EXERCISE BRIEF:
Without including the pictures, copy out every line below.

DATA BLOCK:
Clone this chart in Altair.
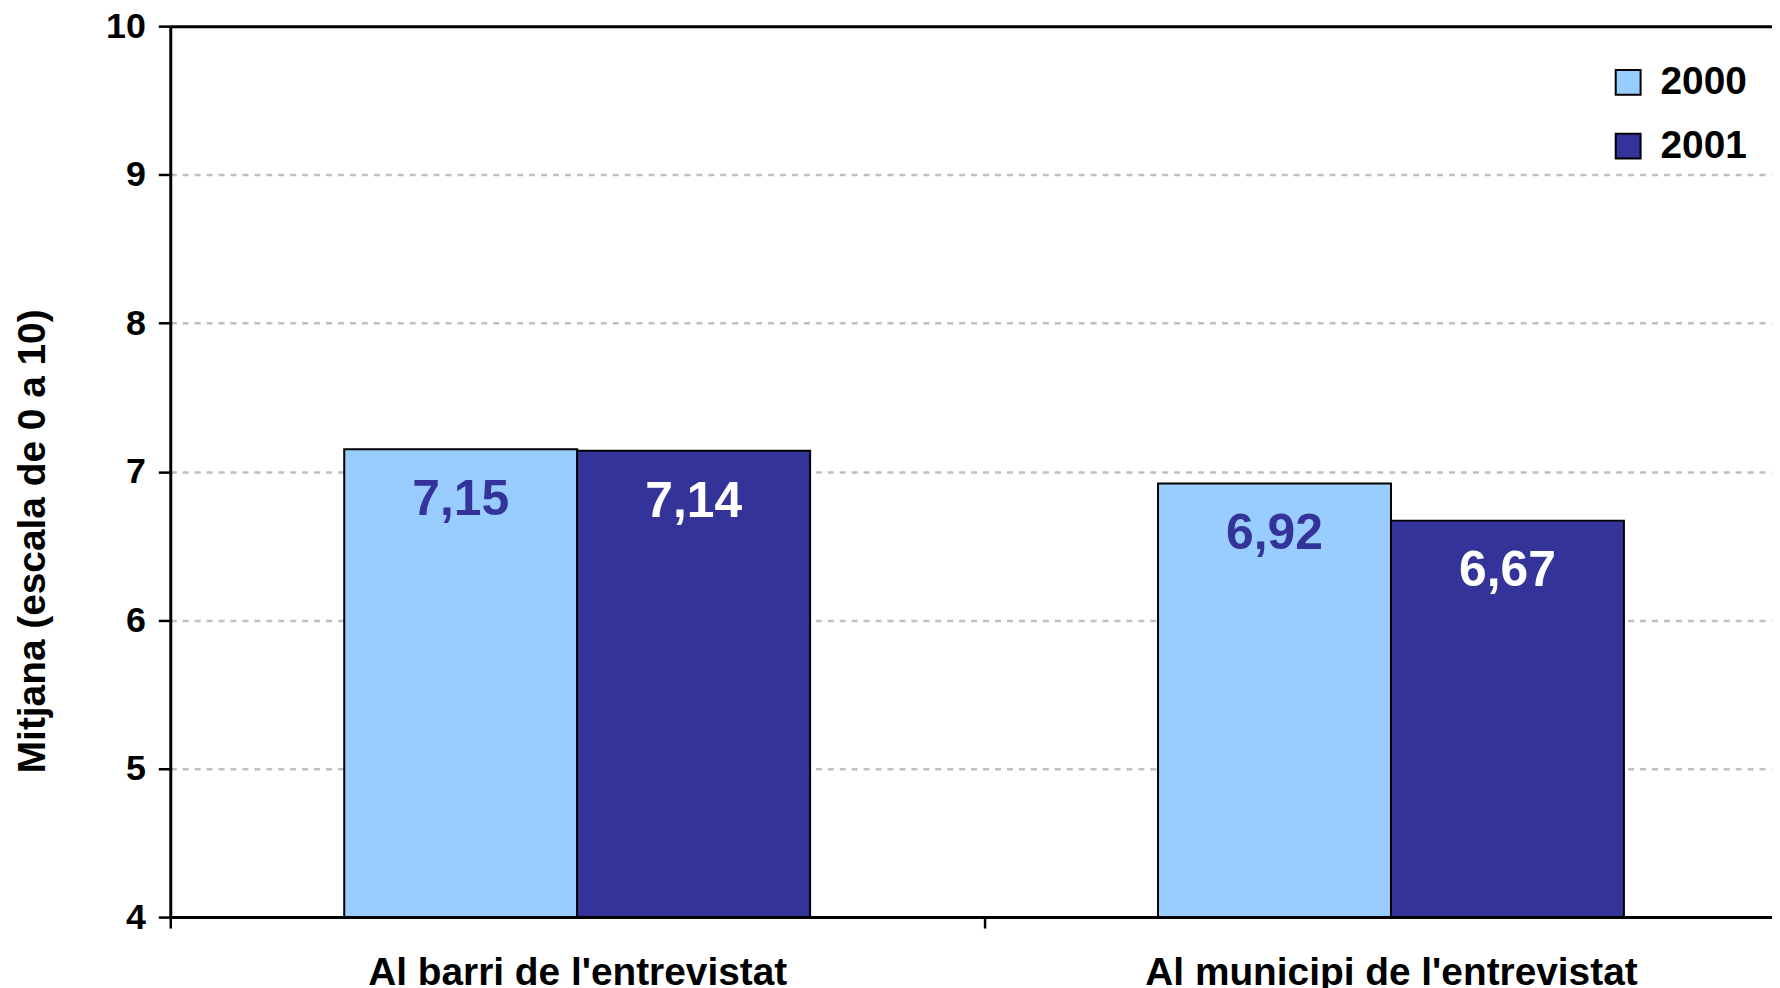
import altair as alt
import pandas as pd

categories = ["Al barri de l'entrevistat", "Al municipi de l'entrevistat"]
years = ["2000", "2001"]
values_2000 = [7.15, 6.92]
values_2001 = [7.14, 6.67]
y_ticks = [4, 5, 6, 7, 8, 9, 10]

rows = []
for i, c in enumerate(categories):
    for y, vals in zip(years, [values_2000, values_2001]):
        v = vals[i]
        rows.append({"cat": c, "year": y, "value": v,
                     "label": f"{v:.2f}".replace(".", ",")})
df = pd.DataFrame(rows)

FONT = "Liberation Sans"

x = alt.X("cat:N", sort=categories, title=None,
          scale=alt.Scale(paddingInner=0, paddingOuter=0),
          axis=alt.Axis(labelAngle=0, labelFontSize=39, labelFontWeight="bold",
                        labelFont=FONT, labelColor="black", labelPadding=26, labelLimit=0,
                        tickBand="extent", tickSize=11, tickWidth=2.5, tickColor="black",
                        domainColor="black", domainWidth=3, grid=False))
xo = alt.XOffset("year:N", sort=years, scale=alt.Scale(paddingInner=0, paddingOuter=0.7468))
y = alt.Y("value:Q", title="Mitjana (escala de 0 a 10)",
          scale=alt.Scale(domain=[4, 10], nice=False, zero=False),
          axis=alt.Axis(values=y_ticks, format="d", labelFontSize=36, labelFontWeight="bold",
                        labelFont=FONT, labelColor="black", labelPadding=13,
                        tickSize=12, tickWidth=2.5, tickColor="black",
                        domainColor="black", domainWidth=3,
                        grid=True,
                        gridColor=alt.condition("datum.value == 10", alt.value("black"), alt.value("#C0C0C0")),
                        gridDash=alt.condition("datum.value == 10", alt.value([]), alt.value([6, 6])),
                        gridWidth=alt.condition("datum.value == 10", alt.value(3), alt.value(2.5)),
                        titleFont=FONT, titleFontSize=39, titleFontWeight="bold",
                        titleColor="black", titleAngle=270, titleBaseline="middle",
                        titleAlign="center", titleX=-138, titleY=517))

bars = alt.Chart(df).mark_bar(stroke="black", strokeWidth=2).encode(
    x=x, xOffset=xo, y=y, y2=alt.datum(4),
    color=alt.Color("year:N", sort=years,
                    scale=alt.Scale(domain=years, range=["#99CCFF", "#333399"]),
                    legend=alt.Legend(title=None, orient="none", legendX=1445, legendY=37,
                                      symbolType="square", symbolSize=625,
                                      symbolStrokeColor="black", symbolStrokeWidth=2,
                                      labelFontSize=39, labelFontWeight="bold",
                                      labelFont=FONT, labelColor="black",
                                      labelOffset=13, rowPadding=24, padding=0)),
)

text = alt.Chart(df).mark_text(fontSize=50, fontWeight="bold", font=FONT,
                               baseline="alphabetic", dy=66).encode(
    x=x, xOffset=xo, y="value:Q", text="label:N",
    color=alt.condition("datum.year == '2000'", alt.value("#333399"), alt.value("white")),
)

chart = alt.layer(bars, text).properties(
    width=1635, height=895,
    autosize=alt.AutoSizeParams(type="none"),
    padding={"left": 163, "top": 16, "right": -26, "bottom": 69},
).configure_view(stroke="black", strokeWidth=2.5).configure(background="white")

chart.save("out.html", embed_options={"renderer": "svg", "actions": False})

COMPLETE RESPONSE:
Clone this chart in Altair.
import altair as alt
import pandas as pd

categories = ["Al barri de l'entrevistat", "Al municipi de l'entrevistat"]
years = ["2000", "2001"]
values_2000 = [7.15, 6.92]
values_2001 = [7.14, 6.67]
y_ticks = [4, 5, 6, 7, 8, 9, 10]

rows = []
for i, c in enumerate(categories):
    for y, vals in zip(years, [values_2000, values_2001]):
        v = vals[i]
        rows.append({"cat": c, "year": y, "value": v,
                     "label": f"{v:.2f}".replace(".", ",")})
df = pd.DataFrame(rows)

FONT = "Liberation Sans"

x = alt.X("cat:N", sort=categories, title=None,
          scale=alt.Scale(paddingInner=0, paddingOuter=0),
          axis=alt.Axis(labelAngle=0, labelFontSize=39, labelFontWeight="bold",
                        labelFont=FONT, labelColor="black", labelPadding=26, labelLimit=0,
                        tickBand="extent", tickSize=11, tickWidth=2.5, tickColor="black",
                        domainColor="black", domainWidth=3, grid=False))
xo = alt.XOffset("year:N", sort=years, scale=alt.Scale(paddingInner=0, paddingOuter=0.7468))
y = alt.Y("value:Q", title="Mitjana (escala de 0 a 10)",
          scale=alt.Scale(domain=[4, 10], nice=False, zero=False),
          axis=alt.Axis(values=y_ticks, format="d", labelFontSize=36, labelFontWeight="bold",
                        labelFont=FONT, labelColor="black", labelPadding=13,
                        tickSize=12, tickWidth=2.5, tickColor="black",
                        domainColor="black", domainWidth=3,
                        grid=True,
                        gridColor=alt.condition("datum.value == 10", alt.value("black"), alt.value("#C0C0C0")),
                        gridDash=alt.condition("datum.value == 10", alt.value([]), alt.value([6, 6])),
                        gridWidth=alt.condition("datum.value == 10", alt.value(3), alt.value(2.5)),
                        titleFont=FONT, titleFontSize=39, titleFontWeight="bold",
                        titleColor="black", titleAngle=270, titleBaseline="middle",
                        titleAlign="center", titleX=-138, titleY=517))

bars = alt.Chart(df).mark_bar(stroke="black", strokeWidth=2).encode(
    x=x, xOffset=xo, y=y, y2=alt.datum(4),
    color=alt.Color("year:N", sort=years,
                    scale=alt.Scale(domain=years, range=["#99CCFF", "#333399"]),
                    legend=alt.Legend(title=None, orient="none", legendX=1445, legendY=37,
                                      symbolType="square", symbolSize=625,
                                      symbolStrokeColor="black", symbolStrokeWidth=2,
                                      labelFontSize=39, labelFontWeight="bold",
                                      labelFont=FONT, labelColor="black",
                                      labelOffset=13, rowPadding=24, padding=0)),
)

text = alt.Chart(df).mark_text(fontSize=50, fontWeight="bold", font=FONT,
                               baseline="alphabetic", dy=66).encode(
    x=x, xOffset=xo, y="value:Q", text="label:N",
    color=alt.condition("datum.year == '2000'", alt.value("#333399"), alt.value("white")),
)

chart = alt.layer(bars, text).properties(
    width=1635, height=895,
    autosize=alt.AutoSizeParams(type="none"),
    padding={"left": 163, "top": 16, "right": -26, "bottom": 69},
).configure_view(stroke="black", strokeWidth=2.5).configure(background="white")

chart.save("out.html", embed_options={"renderer": "svg", "actions": False})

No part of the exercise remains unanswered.